Wolfenbüttel. Dass Bürgerbeteiligung für den neuen Bürgermeister Ivica Lukanic eine Herzensangelegenheit ist und dass er diesen zentralen Punkt seines Wahlprogramms auch voll umfassend bedienen will, ist glaubhaft und dürfte außer Frage stehen. Umso erstaunlicher ist es daher, was für einen misslungenen, chaotischen Auftakt er mit seinem neuen Beteiligungsformat "TeamDialog" am Dienstagabend hingelegt hat.
Angefangen bei der Ankündigung der Auftaktveranstaltung, die so unstrukturiert und unverständlich in Art und Informationsgehalt war, dass es nicht sonderlich verwundert, dass es anfangs kaum Anmeldungen dafür gab und man am Ende fast ausschließlich auf stadtbekannte Gesichter traf.
Seit Mitte November will die Stadtverwaltung mit der Agentur "The Why Guys" aus Braunschweig nach eigenem Bekunden an der Konzeptionierung dieses Beteiligungsformates gearbeitet haben. Und man darf sich fragen, was in dieser Zeit geschehen ist und wie viel Geld der veranschlagten 75.000 Euro dafür verschwendet wurden. Denn eigentlich wolle man gar keinen Prozess vorgeben, wie Beteiligung abläuft, sondern Bürgerbeteiligung gar neu erfinden.
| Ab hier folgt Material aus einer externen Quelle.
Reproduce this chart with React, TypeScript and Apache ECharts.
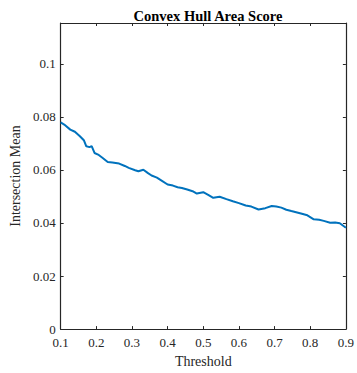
import React, { useEffect, useRef } from "react";
import * as echarts from "echarts";

const thresholds = [0.1, 0.11, 0.127, 0.14, 0.154, 0.165, 0.172, 0.181, 0.187, 0.195, 0.205, 0.218, 0.232, 0.245, 0.264, 0.28, 0.291, 0.309, 0.318, 0.332, 0.345, 0.355, 0.37, 0.382, 0.4, 0.415, 0.428, 0.44, 0.455, 0.47, 0.482, 0.5, 0.515, 0.528, 0.546, 0.565, 0.583, 0.6, 0.619, 0.635, 0.655, 0.674, 0.692, 0.705, 0.719, 0.733, 0.747, 0.774, 0.792, 0.81, 0.825, 0.838, 0.856, 0.87, 0.883, 0.9];
const means = [0.0779, 0.0771, 0.0752, 0.0744, 0.0727, 0.0712, 0.0689, 0.0686, 0.069, 0.0664, 0.0658, 0.0645, 0.063, 0.0628, 0.0624, 0.0615, 0.0608, 0.0599, 0.0595, 0.0601, 0.0588, 0.0579, 0.0571, 0.0561, 0.0545, 0.0541, 0.0535, 0.0532, 0.0526, 0.052, 0.0511, 0.0516, 0.0505, 0.0495, 0.0499, 0.049, 0.0482, 0.0475, 0.0466, 0.0462, 0.0451, 0.0456, 0.0464, 0.0462, 0.0458, 0.045, 0.0445, 0.0436, 0.0429, 0.0414, 0.0412, 0.0408, 0.0401, 0.0402, 0.0399, 0.0382];
const xTicks = [0.1, 0.2, 0.3, 0.4, 0.5, 0.6, 0.7, 0.8, 0.9];
const yTicks = [0, 0.02, 0.04, 0.06, 0.08, 0.1];

const FONT = "Liberation Serif";
const AXIS_COLOR = "#262626";

export default function App() {
  const ref = useRef<HTMLDivElement>(null);
  useEffect(() => {
    if (!ref.current) return;
    const chart = echarts.init(ref.current, null, { renderer: "svg" });
    const tickStyle = { show: true, inside: true, length: 3, lineStyle: { color: AXIS_COLOR, width: 1 } };
    const lineStyle = { show: true, onZero: false, lineStyle: { color: AXIS_COLOR, width: 1.2 } };
    chart.setOption({
      animation: false,
      title: {
        text: "Convex Hull Area Score",
        left: 203,
        textAlign: "center",
        top: 3,
        textStyle: { fontFamily: FONT, fontWeight: "bold", fontSize: 14.5, color: "#000" },
      },
      grid: { left: 57, right: 7, top: 23, bottom: 43, containLabel: false },
      xAxis: [
        {
          type: "value",
          min: 0.1,
          max: 0.9,
          interval: 0.1,
          position: "bottom",
          name: "Threshold",
          nameLocation: "middle",
          nameGap: 24,
          nameTextStyle: { fontFamily: FONT, fontSize: 14, color: "#262626" },
          axisLine: lineStyle,
          axisTick: tickStyle,
          splitLine: { show: false },
          axisLabel: {
            fontFamily: FONT,
            fontSize: 13,
            color: "#262626",
            margin: 7,
            formatter: (v: number) => (xTicks.some((t) => Math.abs(t - v) < 1e-9) ? String(Math.round(v * 10) / 10) : ""),
          },
        },
        {
          type: "value",
          min: 0.1,
          max: 0.9,
          interval: 0.1,
          position: "top",
          axisLine: lineStyle,
          axisTick: tickStyle,
          axisLabel: { show: false },
          splitLine: { show: false },
        },
      ],
      yAxis: [
        {
          type: "value",
          min: 0,
          max: 0.1154,
          interval: 0.02,
          position: "left",
          name: "Intersection Mean",
          nameLocation: "middle",
          nameGap: 37,
          nameTextStyle: { fontFamily: FONT, fontSize: 14, color: "#262626" },
          axisLine: lineStyle,
          axisTick: tickStyle,
          splitLine: { show: false },
          axisLabel: {
            fontFamily: FONT,
            fontSize: 13,
            color: "#262626",
            margin: 5,
            showMaxLabel: false,
            formatter: (v: number) => (yTicks.some((t) => Math.abs(t - v) < 1e-9) ? String(Math.round(v * 100) / 100) : ""),
          },
        },
        {
          type: "value",
          min: 0,
          max: 0.1154,
          interval: 0.02,
          position: "right",
          axisLine: lineStyle,
          axisTick: tickStyle,
          axisLabel: { show: false },
          splitLine: { show: false },
        },
      ],
      series: [
        {
          type: "line",
          xAxisIndex: 0,
          yAxisIndex: 0,
          data: thresholds.map((t, i) => [t, means[i]]),
          showSymbol: false,
          symbol: "none",
          lineStyle: { color: "#0072BD", width: 2 },
          clip: false,
        },
      ],
    });
    return () => chart.dispose();
  }, []);
  return (
    <div
      ref={ref}
      style={{ position: "fixed", left: 0, top: 0, width: 357, height: 373, background: "#fff" }}
    />
  );
}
Diesem Grund war es offenbar auch geschuldet, dass man über die weiteren Schritte nach der Auftaktveranstaltung - trotz des hohen Anteils an Frontalbeschallung - nur wenig Konkretes erfuhr.
Hätte Ivica Lukanic doch bloß auf den Seitenhieb seines Vorgängers Thomas Pink gehört, der in seiner Abschiedsrede vor dem Rat der Stadt Wolfenbüttel darauf hinwies, dass weder die Bürgermeisterkandidaten im Wahlkampf noch er selbst Bürgerbeteiligung erfunden hätten. Es gibt sie bereits und sie wird vielerorts erfolgreich mit etablierten Formaten eingesetzt. Warum man nun also in einem mehrjährigen Prozess etwas Neues für Wolfenbüttel erfinden und nicht etwa an alte Erfolge anknüpfen möchte, erschließt sich nicht.
Den gestrigen Abend hätte man sich sparen können. Zu viel oberflächliches Blabla, zu wenig konkreter Inhalt. Lediglich zu zwei Vorhaben der Stadt konnte man sich in nur wenigen Minuten - wenn überhaupt - äußern. Es sei nur nebenbei angemerkt, dass das Anpinnen von Ideen an eine Stellwand in vielen Seminaren und Workshops zur Standardmethode zählt und keine Innovation darstellt, wie man es von einer Neuerfindung erwarten dürfte. Eine Reaktivierung des von Thomas Pink initiierten Informationszeltes am Samstagvormittag in der Wolfenbütteler Fußgängerzone mit Vorstellung der Vorhaben und einem offenen Ohr der Verwaltungsmitarbeiter für die Meinungen, Ideen und Wünsche der unterschiedlichsten Akteure wäre effektiver gewesen, als die jetzt durchgeführte zähe Veranstaltung.
Die Stadtverwaltung wäre gut beraten, das Format noch einmal ernsthaft zu überdenken und auf etablierte Methoden zu setzen. Zumal in den zeitlich stark begrenzten Wortbeiträgen am Dienstagabend deutlich wurde, dass die Vorstellungen und Wünsche von denen der Stadtverwaltung stark abweichen. Noch ist das Kind nicht in den Brunnen gefallen und vielleicht bemüht man sich dann auch darum, möglichst viele Bürger mit verständlichen Informationen zum Prozess zu erreichen.